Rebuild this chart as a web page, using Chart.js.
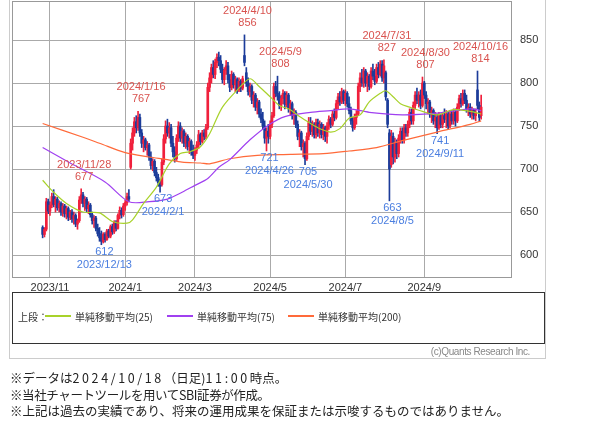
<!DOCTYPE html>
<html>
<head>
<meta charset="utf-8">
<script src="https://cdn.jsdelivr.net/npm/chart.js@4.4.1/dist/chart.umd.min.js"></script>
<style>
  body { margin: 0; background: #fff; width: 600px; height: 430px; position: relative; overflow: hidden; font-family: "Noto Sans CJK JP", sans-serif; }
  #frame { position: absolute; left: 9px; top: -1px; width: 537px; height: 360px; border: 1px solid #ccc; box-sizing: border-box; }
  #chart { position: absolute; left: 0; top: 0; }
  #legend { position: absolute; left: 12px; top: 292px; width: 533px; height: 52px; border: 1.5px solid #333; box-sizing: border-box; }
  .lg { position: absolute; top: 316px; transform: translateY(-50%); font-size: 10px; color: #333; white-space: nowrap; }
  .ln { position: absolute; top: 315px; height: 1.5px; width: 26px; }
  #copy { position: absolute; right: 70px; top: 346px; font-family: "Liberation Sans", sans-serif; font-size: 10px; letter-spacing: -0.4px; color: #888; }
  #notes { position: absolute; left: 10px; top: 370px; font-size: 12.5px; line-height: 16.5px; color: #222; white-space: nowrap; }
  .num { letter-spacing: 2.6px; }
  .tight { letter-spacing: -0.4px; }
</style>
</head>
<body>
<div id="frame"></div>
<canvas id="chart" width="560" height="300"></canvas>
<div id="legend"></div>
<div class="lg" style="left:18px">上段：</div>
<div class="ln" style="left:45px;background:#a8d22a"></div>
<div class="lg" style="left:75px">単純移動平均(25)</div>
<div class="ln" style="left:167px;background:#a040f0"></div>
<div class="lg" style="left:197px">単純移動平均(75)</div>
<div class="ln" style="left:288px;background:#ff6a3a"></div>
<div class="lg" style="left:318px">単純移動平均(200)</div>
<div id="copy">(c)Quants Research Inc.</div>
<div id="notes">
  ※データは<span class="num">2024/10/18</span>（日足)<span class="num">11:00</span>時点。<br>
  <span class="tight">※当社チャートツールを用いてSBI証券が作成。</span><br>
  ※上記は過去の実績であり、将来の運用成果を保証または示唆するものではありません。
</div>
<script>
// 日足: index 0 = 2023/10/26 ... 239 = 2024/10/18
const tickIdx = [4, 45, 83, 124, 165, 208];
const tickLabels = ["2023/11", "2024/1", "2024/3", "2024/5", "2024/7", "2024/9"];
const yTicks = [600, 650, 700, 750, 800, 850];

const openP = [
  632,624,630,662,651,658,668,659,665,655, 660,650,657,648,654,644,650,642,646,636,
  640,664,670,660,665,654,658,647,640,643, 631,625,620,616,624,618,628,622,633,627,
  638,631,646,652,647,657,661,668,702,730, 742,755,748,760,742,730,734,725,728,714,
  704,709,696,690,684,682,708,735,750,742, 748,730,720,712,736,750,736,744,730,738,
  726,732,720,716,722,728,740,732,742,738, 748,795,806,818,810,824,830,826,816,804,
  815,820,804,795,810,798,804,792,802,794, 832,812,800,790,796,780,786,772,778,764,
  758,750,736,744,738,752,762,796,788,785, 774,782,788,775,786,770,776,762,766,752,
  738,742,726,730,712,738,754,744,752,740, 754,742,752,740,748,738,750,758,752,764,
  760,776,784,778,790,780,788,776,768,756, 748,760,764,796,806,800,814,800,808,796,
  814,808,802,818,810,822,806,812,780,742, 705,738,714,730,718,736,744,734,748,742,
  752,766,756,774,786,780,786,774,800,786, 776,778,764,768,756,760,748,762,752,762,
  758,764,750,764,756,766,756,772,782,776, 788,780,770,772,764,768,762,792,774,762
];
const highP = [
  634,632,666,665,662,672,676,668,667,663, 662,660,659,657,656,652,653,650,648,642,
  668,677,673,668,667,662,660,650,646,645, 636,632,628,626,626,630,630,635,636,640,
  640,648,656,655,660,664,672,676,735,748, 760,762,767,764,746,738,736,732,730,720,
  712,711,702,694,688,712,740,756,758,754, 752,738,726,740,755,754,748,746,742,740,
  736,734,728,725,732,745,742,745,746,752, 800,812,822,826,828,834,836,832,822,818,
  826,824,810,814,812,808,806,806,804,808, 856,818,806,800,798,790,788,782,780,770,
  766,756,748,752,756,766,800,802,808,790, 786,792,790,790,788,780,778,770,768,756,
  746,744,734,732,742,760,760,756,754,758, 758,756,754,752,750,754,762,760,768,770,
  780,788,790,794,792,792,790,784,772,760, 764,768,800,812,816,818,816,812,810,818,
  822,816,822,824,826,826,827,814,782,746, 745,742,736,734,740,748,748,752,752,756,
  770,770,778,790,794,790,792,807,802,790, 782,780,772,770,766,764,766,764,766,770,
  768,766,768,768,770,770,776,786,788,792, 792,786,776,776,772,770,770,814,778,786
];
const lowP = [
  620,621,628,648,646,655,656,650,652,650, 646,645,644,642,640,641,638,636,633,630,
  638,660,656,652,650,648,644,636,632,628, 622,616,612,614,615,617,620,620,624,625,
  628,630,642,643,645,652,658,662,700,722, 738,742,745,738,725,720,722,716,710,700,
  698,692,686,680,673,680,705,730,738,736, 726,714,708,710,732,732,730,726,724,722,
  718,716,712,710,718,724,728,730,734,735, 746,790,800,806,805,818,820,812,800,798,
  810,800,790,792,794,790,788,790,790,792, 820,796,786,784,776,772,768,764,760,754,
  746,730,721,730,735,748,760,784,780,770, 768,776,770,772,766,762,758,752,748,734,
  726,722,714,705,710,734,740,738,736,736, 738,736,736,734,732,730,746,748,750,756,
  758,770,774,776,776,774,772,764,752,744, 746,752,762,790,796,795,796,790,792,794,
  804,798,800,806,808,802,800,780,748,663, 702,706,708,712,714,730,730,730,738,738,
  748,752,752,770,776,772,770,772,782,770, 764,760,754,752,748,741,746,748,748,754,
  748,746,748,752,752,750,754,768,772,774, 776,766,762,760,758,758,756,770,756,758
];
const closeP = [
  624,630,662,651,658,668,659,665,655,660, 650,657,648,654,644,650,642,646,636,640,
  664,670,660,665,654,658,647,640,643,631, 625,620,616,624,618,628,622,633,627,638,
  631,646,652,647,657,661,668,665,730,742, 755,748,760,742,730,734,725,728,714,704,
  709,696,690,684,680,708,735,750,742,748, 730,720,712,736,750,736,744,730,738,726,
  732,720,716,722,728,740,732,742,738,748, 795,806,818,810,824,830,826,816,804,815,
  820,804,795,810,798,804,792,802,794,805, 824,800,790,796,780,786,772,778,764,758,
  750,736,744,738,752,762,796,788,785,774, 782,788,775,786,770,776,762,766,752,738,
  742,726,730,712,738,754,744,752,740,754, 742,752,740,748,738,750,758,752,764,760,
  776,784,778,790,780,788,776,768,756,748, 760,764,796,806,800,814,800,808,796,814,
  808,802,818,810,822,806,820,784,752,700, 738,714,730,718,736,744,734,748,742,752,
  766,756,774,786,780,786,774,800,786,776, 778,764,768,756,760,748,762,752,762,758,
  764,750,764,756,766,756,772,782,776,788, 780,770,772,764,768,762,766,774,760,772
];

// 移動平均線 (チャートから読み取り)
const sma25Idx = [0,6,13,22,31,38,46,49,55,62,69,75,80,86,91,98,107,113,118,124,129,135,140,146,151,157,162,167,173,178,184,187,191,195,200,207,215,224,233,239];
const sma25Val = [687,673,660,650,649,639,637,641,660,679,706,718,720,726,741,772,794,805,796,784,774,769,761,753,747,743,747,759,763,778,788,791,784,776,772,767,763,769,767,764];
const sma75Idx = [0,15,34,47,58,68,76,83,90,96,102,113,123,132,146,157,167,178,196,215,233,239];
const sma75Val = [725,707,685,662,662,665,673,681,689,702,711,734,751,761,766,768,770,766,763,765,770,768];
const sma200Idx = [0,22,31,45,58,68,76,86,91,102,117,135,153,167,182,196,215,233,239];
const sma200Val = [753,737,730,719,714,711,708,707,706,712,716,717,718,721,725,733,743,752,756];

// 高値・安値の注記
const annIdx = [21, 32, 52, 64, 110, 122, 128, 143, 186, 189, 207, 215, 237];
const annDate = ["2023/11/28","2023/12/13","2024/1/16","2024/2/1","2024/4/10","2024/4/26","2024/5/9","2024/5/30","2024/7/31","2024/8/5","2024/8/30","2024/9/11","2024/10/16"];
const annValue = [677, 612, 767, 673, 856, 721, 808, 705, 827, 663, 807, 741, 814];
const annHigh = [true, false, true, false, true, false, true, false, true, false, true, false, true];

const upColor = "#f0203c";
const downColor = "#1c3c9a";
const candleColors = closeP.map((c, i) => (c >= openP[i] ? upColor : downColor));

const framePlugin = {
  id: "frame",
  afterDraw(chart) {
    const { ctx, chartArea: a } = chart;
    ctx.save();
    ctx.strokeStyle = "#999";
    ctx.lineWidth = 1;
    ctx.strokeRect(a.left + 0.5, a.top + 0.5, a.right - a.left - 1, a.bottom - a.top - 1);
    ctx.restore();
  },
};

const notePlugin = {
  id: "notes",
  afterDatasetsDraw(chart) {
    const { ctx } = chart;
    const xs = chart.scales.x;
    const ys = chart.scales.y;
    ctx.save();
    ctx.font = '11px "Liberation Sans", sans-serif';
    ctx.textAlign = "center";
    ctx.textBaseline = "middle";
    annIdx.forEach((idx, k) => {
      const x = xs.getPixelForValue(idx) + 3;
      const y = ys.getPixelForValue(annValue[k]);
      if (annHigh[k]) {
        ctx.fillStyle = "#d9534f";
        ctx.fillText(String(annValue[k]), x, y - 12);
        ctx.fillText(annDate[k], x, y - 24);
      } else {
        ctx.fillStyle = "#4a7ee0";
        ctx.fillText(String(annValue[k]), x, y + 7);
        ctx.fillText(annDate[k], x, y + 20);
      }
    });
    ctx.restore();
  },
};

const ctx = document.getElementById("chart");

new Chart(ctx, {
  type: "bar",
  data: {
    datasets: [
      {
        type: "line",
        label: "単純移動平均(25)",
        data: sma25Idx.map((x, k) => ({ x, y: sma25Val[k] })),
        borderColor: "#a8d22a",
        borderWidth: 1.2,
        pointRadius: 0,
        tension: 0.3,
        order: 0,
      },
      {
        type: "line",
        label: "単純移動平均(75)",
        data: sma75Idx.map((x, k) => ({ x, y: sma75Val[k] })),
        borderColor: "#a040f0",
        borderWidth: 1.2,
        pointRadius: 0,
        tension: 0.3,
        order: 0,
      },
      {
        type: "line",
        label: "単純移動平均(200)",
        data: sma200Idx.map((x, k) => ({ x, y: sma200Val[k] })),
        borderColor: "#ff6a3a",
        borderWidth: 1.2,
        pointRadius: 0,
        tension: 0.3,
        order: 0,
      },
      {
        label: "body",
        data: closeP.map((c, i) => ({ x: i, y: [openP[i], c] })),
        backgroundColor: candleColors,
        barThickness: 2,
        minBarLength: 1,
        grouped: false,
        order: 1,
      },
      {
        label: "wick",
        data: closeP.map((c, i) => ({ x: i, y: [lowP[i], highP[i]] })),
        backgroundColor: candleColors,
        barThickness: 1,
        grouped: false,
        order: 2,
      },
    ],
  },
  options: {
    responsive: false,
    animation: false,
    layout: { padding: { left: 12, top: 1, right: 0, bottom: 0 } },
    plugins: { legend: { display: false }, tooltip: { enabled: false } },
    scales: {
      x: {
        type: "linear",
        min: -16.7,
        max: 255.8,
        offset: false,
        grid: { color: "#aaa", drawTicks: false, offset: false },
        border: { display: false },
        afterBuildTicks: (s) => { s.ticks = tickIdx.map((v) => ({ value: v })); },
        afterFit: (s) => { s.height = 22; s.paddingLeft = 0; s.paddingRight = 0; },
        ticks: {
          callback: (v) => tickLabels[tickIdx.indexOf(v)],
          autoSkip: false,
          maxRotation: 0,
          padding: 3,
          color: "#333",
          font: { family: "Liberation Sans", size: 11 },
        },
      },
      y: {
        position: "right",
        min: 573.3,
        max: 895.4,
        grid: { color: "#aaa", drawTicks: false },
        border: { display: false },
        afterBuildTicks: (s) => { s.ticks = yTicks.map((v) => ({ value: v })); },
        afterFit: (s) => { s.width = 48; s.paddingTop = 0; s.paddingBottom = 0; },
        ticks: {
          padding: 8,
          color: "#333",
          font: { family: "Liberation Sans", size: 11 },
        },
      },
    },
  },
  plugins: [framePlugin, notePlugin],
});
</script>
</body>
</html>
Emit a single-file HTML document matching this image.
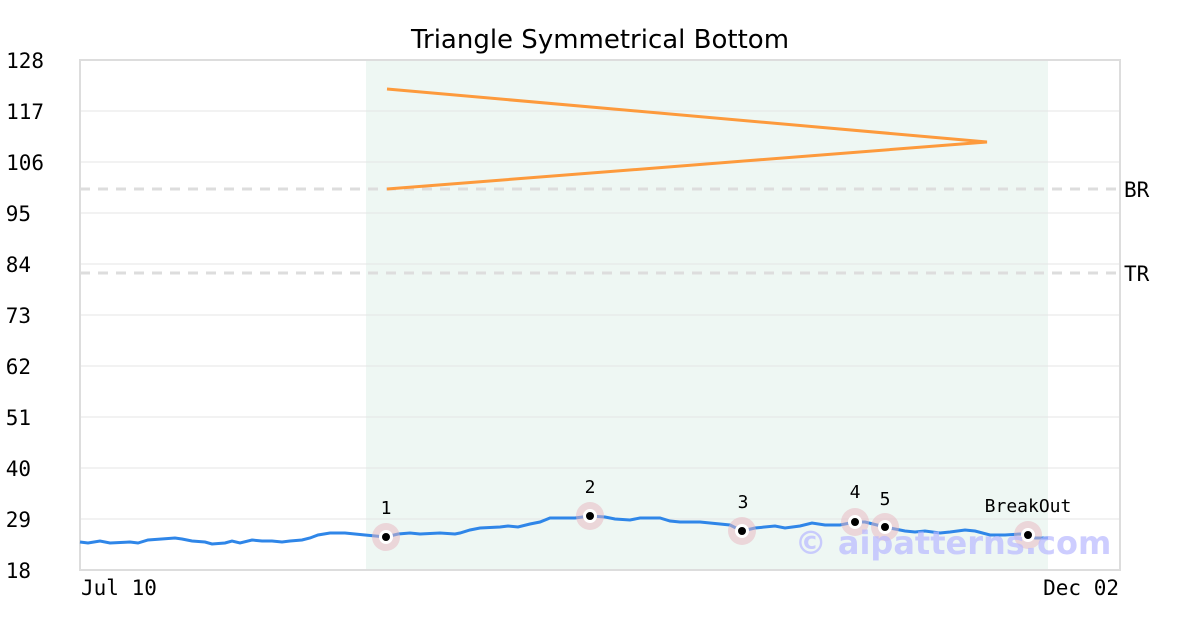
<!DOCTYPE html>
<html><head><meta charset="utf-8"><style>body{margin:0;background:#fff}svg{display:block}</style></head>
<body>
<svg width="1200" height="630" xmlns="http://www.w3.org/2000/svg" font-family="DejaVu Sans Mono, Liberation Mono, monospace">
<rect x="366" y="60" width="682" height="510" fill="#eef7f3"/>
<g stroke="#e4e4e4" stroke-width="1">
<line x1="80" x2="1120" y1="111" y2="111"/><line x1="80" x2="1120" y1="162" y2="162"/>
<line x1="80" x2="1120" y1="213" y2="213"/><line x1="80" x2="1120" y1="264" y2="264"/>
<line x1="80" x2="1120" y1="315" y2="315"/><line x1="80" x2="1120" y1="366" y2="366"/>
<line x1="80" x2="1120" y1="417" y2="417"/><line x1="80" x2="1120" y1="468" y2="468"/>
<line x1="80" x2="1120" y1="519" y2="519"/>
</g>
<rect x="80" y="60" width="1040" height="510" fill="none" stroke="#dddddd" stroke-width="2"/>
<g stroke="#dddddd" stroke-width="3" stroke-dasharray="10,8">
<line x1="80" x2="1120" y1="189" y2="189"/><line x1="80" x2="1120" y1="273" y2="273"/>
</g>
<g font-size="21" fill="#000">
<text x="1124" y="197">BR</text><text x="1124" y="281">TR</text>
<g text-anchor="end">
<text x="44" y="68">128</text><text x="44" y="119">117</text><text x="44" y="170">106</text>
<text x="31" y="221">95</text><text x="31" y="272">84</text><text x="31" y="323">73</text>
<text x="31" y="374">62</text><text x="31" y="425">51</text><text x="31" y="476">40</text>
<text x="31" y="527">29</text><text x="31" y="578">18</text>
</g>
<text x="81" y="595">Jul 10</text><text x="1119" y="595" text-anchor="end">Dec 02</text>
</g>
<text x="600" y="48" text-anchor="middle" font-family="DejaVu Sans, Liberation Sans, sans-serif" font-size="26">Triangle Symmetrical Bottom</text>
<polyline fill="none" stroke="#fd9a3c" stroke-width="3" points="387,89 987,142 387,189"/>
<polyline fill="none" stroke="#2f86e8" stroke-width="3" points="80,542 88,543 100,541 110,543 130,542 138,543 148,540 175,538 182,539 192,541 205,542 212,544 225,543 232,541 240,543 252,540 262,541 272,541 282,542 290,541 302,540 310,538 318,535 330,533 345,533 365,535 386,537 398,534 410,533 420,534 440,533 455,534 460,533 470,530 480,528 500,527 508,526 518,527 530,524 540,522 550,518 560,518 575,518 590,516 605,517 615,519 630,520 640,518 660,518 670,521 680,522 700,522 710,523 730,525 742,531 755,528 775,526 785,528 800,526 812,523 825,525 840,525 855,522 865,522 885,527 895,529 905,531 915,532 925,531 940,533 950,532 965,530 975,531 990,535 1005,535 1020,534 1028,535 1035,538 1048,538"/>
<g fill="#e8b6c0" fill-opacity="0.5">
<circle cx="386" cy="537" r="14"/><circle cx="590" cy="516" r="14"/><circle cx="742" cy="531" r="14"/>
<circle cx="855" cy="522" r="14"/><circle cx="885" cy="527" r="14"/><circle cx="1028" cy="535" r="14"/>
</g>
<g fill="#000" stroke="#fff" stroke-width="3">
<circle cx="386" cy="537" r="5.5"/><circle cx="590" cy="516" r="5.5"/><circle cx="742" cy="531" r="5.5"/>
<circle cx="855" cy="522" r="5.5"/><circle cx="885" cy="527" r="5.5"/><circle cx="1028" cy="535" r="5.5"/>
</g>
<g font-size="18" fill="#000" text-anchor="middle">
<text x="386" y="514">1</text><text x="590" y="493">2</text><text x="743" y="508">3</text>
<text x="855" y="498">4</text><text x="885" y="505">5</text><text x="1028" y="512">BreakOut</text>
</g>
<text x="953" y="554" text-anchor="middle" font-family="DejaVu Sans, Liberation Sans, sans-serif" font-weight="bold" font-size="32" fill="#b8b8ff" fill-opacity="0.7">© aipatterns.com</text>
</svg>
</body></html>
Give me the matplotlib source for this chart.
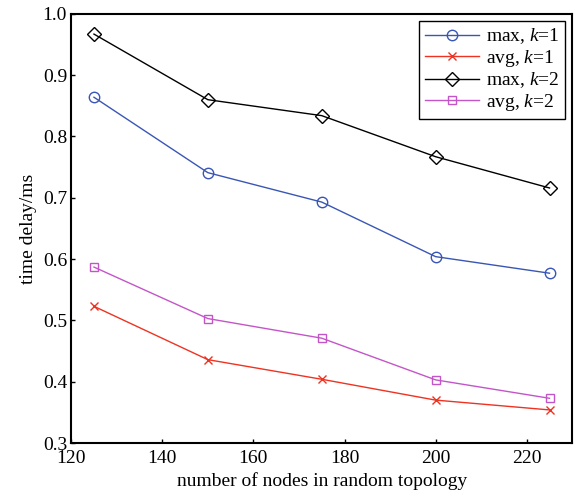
+++
| AIM |
Using the listing above, list every line in which the string "this" occurs.

| RESULT OF THE TASK |
Rebuild this chart as a web page, using Chart.js.
Emit a single-file HTML document matching this image.
Give me the matplotlib source for this chart.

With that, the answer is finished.